Please write the listing below out again exactly, leaving every picture behind.

^^^^^^^^

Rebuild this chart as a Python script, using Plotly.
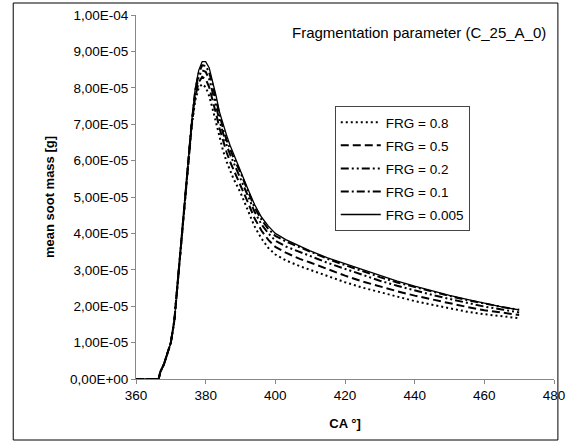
import plotly.graph_objects as go

# crank angle [°]
ca = [360, 362, 364, 366, 366.5, 367, 368, 369, 370, 371, 372, 373, 374, 375, 376,
      377, 378, 379, 380, 381, 382, 383, 384, 385, 386, 387, 388, 390, 392, 394,
      396, 398, 400, 403, 407, 410, 415, 420, 425, 430, 435, 440, 445, 450, 455,
      460, 465, 470]

# mean soot mass in units of 1e-5 g
frg_0_8 = [0, 0, 0, 0, 0, 0.2, 0.4, 0.7, 1.0, 1.6, 2.7, 3.9, 4.8, 5.9, 6.95,
           7.65, 8.0, 8.1, 8.02, 7.78, 7.42, 7.02, 6.62, 6.27, 5.97, 5.72, 5.5, 5.12, 4.65, 4.2,
           3.86, 3.6, 3.42, 3.26, 3.1, 3.0, 2.82, 2.66, 2.51, 2.38, 2.26, 2.14, 2.04, 1.94, 1.85,
           1.78, 1.72, 1.67]
frg_0_5 = [0, 0, 0, 0, 0, 0.2, 0.4, 0.7, 1.0, 1.6, 2.7, 3.9, 4.8, 5.9, 7.0,
           7.75, 8.15, 8.3, 8.24, 8.02, 7.68, 7.28, 6.88, 6.53, 6.23, 5.97, 5.75, 5.36, 4.88, 4.42,
           4.08, 3.82, 3.63, 3.47, 3.3, 3.2, 3.01, 2.84, 2.68, 2.54, 2.41, 2.29, 2.18, 2.07, 1.98,
           1.89, 1.82, 1.76]
frg_0_2 = [0, 0, 0, 0, 0, 0.2, 0.4, 0.7, 1.0, 1.6, 2.7, 3.9, 4.8, 5.9, 7.02,
           7.85, 8.3, 8.48, 8.44, 8.24, 7.9, 7.5, 7.08, 6.73, 6.43, 6.17, 5.95, 5.55, 5.06, 4.6,
           4.25, 4.0, 3.8, 3.64, 3.48, 3.38, 3.19, 3.02, 2.85, 2.7, 2.56, 2.43, 2.31, 2.2, 2.09,
           1.99, 1.91, 1.83]
frg_0_1 = [0, 0, 0, 0, 0, 0.2, 0.4, 0.7, 1.0, 1.6, 2.7, 3.9, 4.8, 5.9, 7.05,
           7.92, 8.4, 8.62, 8.6, 8.42, 8.08, 7.66, 7.22, 6.87, 6.57, 6.3, 6.08, 5.67, 5.17, 4.72,
           4.38, 4.12, 3.93, 3.78, 3.62, 3.5, 3.3, 3.13, 2.96, 2.8, 2.65, 2.52, 2.4, 2.28, 2.17,
           2.07, 1.98, 1.9]
frg_0_005 = [0, 0, 0, 0, 0, 0.2, 0.4, 0.7, 1.0, 1.6, 2.7, 3.9, 4.8, 5.9, 7.08,
             7.98, 8.48, 8.72, 8.72, 8.55, 8.2, 7.78, 7.32, 6.98, 6.7, 6.42, 6.18, 5.75, 5.25, 4.8,
             4.45, 4.2, 4.0, 3.83, 3.65, 3.52, 3.33, 3.17, 3.0, 2.84, 2.69, 2.55, 2.42, 2.3, 2.19,
             2.08, 1.98, 1.9]

series_names = ["FRG = 0.8", "FRG = 0.5", "FRG = 0.2", "FRG = 0.1", "FRG = 0.005"]
series_vals = [frg_0_8, frg_0_5, frg_0_2, frg_0_1, frg_0_005]
series_dash = ["2px,3px", "8px,4px", "8px,3px,2px,3px,2px,3px", "8px,3px,2px,3px", "solid"]
series_width = [2, 2, 2, 2, 1.3]

scale = 1e-5
y_tickvals = [i * 1e-5 for i in range(11)]
y_ticktext = ["0,00E+00", "1,00E-05", "2,00E-05", "3,00E-05", "4,00E-05", "5,00E-05",
              "6,00E-05", "7,00E-05", "8,00E-05", "9,00E-05", "1,00E-04"]
x_tickvals = [360, 380, 400, 420, 440, 460, 480]

fig = go.Figure()
for i, (name, vals, dash, w) in enumerate(zip(series_names, series_vals, series_dash, series_width)):
    fig.add_trace(go.Scatter(
        x=ca, y=[v * scale for v in vals], mode="lines", name=name,
        legendgroup="g%d" % i,
        line=dict(color="black", width=w, dash=dash),
    ))

W, H = 570, 441
ml, mr, mt, mb = 136, 5, 15, 62
pw, ph = W - ml - mr, H - mt - mb

def px_x(p):
    return (p - ml) / pw

def px_y(p):
    return 1 - (p - mt) / ph

fig.update_layout(
    width=W, height=H,
    margin=dict(l=ml, r=mr, t=mt, b=mb),
    paper_bgcolor="white", plot_bgcolor="white",
    font=dict(family="Liberation Sans, Arial, sans-serif", size=13, color="black"),
    showlegend=True,
    legend=dict(
        x=px_x(340), y=px_y(106), xanchor="left", yanchor="top",
        bordercolor="#444", borderwidth=1, bgcolor="white",
        font=dict(size=13.5), tracegroupgap=2.5, itemwidth=40,
        traceorder="grouped",
    ),
    xaxis=dict(
        range=[360, 480], tickvals=x_tickvals, ticks="outside", ticklen=4,
        tickcolor="#888", showline=True, linecolor="#888", linewidth=1,
        showgrid=False, zeroline=False, tickfont=dict(size=13.5),
        ticklabeloverflow="allow",
        title=dict(text="<b>CA °]</b>", font=dict(size=13), standoff=16),
    ),
    yaxis=dict(
        range=[0, 1e-4], tickvals=y_tickvals, ticktext=y_ticktext, ticks="outside",
        ticklen=4, tickcolor="#888", showline=True, linecolor="#888", linewidth=1,
        showgrid=False, zeroline=False, tickfont=dict(size=13.5),
        title=dict(text="<b>mean soot mass [g]</b>", font=dict(size=13), standoff=12),
    ),
    annotations=[dict(
        text="Fragmentation parameter (C_25_A_0)", xref="paper", yref="paper",
        x=px_x(294), y=px_y(32), xanchor="left", yanchor="middle",
        showarrow=False, font=dict(size=15),
    )],
    shapes=[dict(
        type="rect", xref="paper", yref="paper",
        x0=px_x(10), x1=px_x(569), y0=px_y(440), y1=px_y(3),
        line=dict(color="black", width=1), layer="below",
    )],
)

fig.write_html("out.html")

^^^^^^^^

### RESPONSE
Rebuild this chart as a Python script, using Plotly.
import plotly.graph_objects as go

# crank angle [°]
ca = [360, 362, 364, 366, 366.5, 367, 368, 369, 370, 371, 372, 373, 374, 375, 376,
      377, 378, 379, 380, 381, 382, 383, 384, 385, 386, 387, 388, 390, 392, 394,
      396, 398, 400, 403, 407, 410, 415, 420, 425, 430, 435, 440, 445, 450, 455,
      460, 465, 470]

# mean soot mass in units of 1e-5 g
frg_0_8 = [0, 0, 0, 0, 0, 0.2, 0.4, 0.7, 1.0, 1.6, 2.7, 3.9, 4.8, 5.9, 6.95,
           7.65, 8.0, 8.1, 8.02, 7.78, 7.42, 7.02, 6.62, 6.27, 5.97, 5.72, 5.5, 5.12, 4.65, 4.2,
           3.86, 3.6, 3.42, 3.26, 3.1, 3.0, 2.82, 2.66, 2.51, 2.38, 2.26, 2.14, 2.04, 1.94, 1.85,
           1.78, 1.72, 1.67]
frg_0_5 = [0, 0, 0, 0, 0, 0.2, 0.4, 0.7, 1.0, 1.6, 2.7, 3.9, 4.8, 5.9, 7.0,
           7.75, 8.15, 8.3, 8.24, 8.02, 7.68, 7.28, 6.88, 6.53, 6.23, 5.97, 5.75, 5.36, 4.88, 4.42,
           4.08, 3.82, 3.63, 3.47, 3.3, 3.2, 3.01, 2.84, 2.68, 2.54, 2.41, 2.29, 2.18, 2.07, 1.98,
           1.89, 1.82, 1.76]
frg_0_2 = [0, 0, 0, 0, 0, 0.2, 0.4, 0.7, 1.0, 1.6, 2.7, 3.9, 4.8, 5.9, 7.02,
           7.85, 8.3, 8.48, 8.44, 8.24, 7.9, 7.5, 7.08, 6.73, 6.43, 6.17, 5.95, 5.55, 5.06, 4.6,
           4.25, 4.0, 3.8, 3.64, 3.48, 3.38, 3.19, 3.02, 2.85, 2.7, 2.56, 2.43, 2.31, 2.2, 2.09,
           1.99, 1.91, 1.83]
frg_0_1 = [0, 0, 0, 0, 0, 0.2, 0.4, 0.7, 1.0, 1.6, 2.7, 3.9, 4.8, 5.9, 7.05,
           7.92, 8.4, 8.62, 8.6, 8.42, 8.08, 7.66, 7.22, 6.87, 6.57, 6.3, 6.08, 5.67, 5.17, 4.72,
           4.38, 4.12, 3.93, 3.78, 3.62, 3.5, 3.3, 3.13, 2.96, 2.8, 2.65, 2.52, 2.4, 2.28, 2.17,
           2.07, 1.98, 1.9]
frg_0_005 = [0, 0, 0, 0, 0, 0.2, 0.4, 0.7, 1.0, 1.6, 2.7, 3.9, 4.8, 5.9, 7.08,
             7.98, 8.48, 8.72, 8.72, 8.55, 8.2, 7.78, 7.32, 6.98, 6.7, 6.42, 6.18, 5.75, 5.25, 4.8,
             4.45, 4.2, 4.0, 3.83, 3.65, 3.52, 3.33, 3.17, 3.0, 2.84, 2.69, 2.55, 2.42, 2.3, 2.19,
             2.08, 1.98, 1.9]

series_names = ["FRG = 0.8", "FRG = 0.5", "FRG = 0.2", "FRG = 0.1", "FRG = 0.005"]
series_vals = [frg_0_8, frg_0_5, frg_0_2, frg_0_1, frg_0_005]
series_dash = ["2px,3px", "8px,4px", "8px,3px,2px,3px,2px,3px", "8px,3px,2px,3px", "solid"]
series_width = [2, 2, 2, 2, 1.3]

scale = 1e-5
y_tickvals = [i * 1e-5 for i in range(11)]
y_ticktext = ["0,00E+00", "1,00E-05", "2,00E-05", "3,00E-05", "4,00E-05", "5,00E-05",
              "6,00E-05", "7,00E-05", "8,00E-05", "9,00E-05", "1,00E-04"]
x_tickvals = [360, 380, 400, 420, 440, 460, 480]

fig = go.Figure()
for i, (name, vals, dash, w) in enumerate(zip(series_names, series_vals, series_dash, series_width)):
    fig.add_trace(go.Scatter(
        x=ca, y=[v * scale for v in vals], mode="lines", name=name,
        legendgroup="g%d" % i,
        line=dict(color="black", width=w, dash=dash),
    ))

W, H = 570, 441
ml, mr, mt, mb = 136, 5, 15, 62
pw, ph = W - ml - mr, H - mt - mb

def px_x(p):
    return (p - ml) / pw

def px_y(p):
    return 1 - (p - mt) / ph

fig.update_layout(
    width=W, height=H,
    margin=dict(l=ml, r=mr, t=mt, b=mb),
    paper_bgcolor="white", plot_bgcolor="white",
    font=dict(family="Liberation Sans, Arial, sans-serif", size=13, color="black"),
    showlegend=True,
    legend=dict(
        x=px_x(340), y=px_y(106), xanchor="left", yanchor="top",
        bordercolor="#444", borderwidth=1, bgcolor="white",
        font=dict(size=13.5), tracegroupgap=2.5, itemwidth=40,
        traceorder="grouped",
    ),
    xaxis=dict(
        range=[360, 480], tickvals=x_tickvals, ticks="outside", ticklen=4,
        tickcolor="#888", showline=True, linecolor="#888", linewidth=1,
        showgrid=False, zeroline=False, tickfont=dict(size=13.5),
        ticklabeloverflow="allow",
        title=dict(text="<b>CA °]</b>", font=dict(size=13), standoff=16),
    ),
    yaxis=dict(
        range=[0, 1e-4], tickvals=y_tickvals, ticktext=y_ticktext, ticks="outside",
        ticklen=4, tickcolor="#888", showline=True, linecolor="#888", linewidth=1,
        showgrid=False, zeroline=False, tickfont=dict(size=13.5),
        title=dict(text="<b>mean soot mass [g]</b>", font=dict(size=13), standoff=12),
    ),
    annotations=[dict(
        text="Fragmentation parameter (C_25_A_0)", xref="paper", yref="paper",
        x=px_x(294), y=px_y(32), xanchor="left", yanchor="middle",
        showarrow=False, font=dict(size=15),
    )],
    shapes=[dict(
        type="rect", xref="paper", yref="paper",
        x0=px_x(10), x1=px_x(569), y0=px_y(440), y1=px_y(3),
        line=dict(color="black", width=1), layer="below",
    )],
)

fig.write_html("out.html")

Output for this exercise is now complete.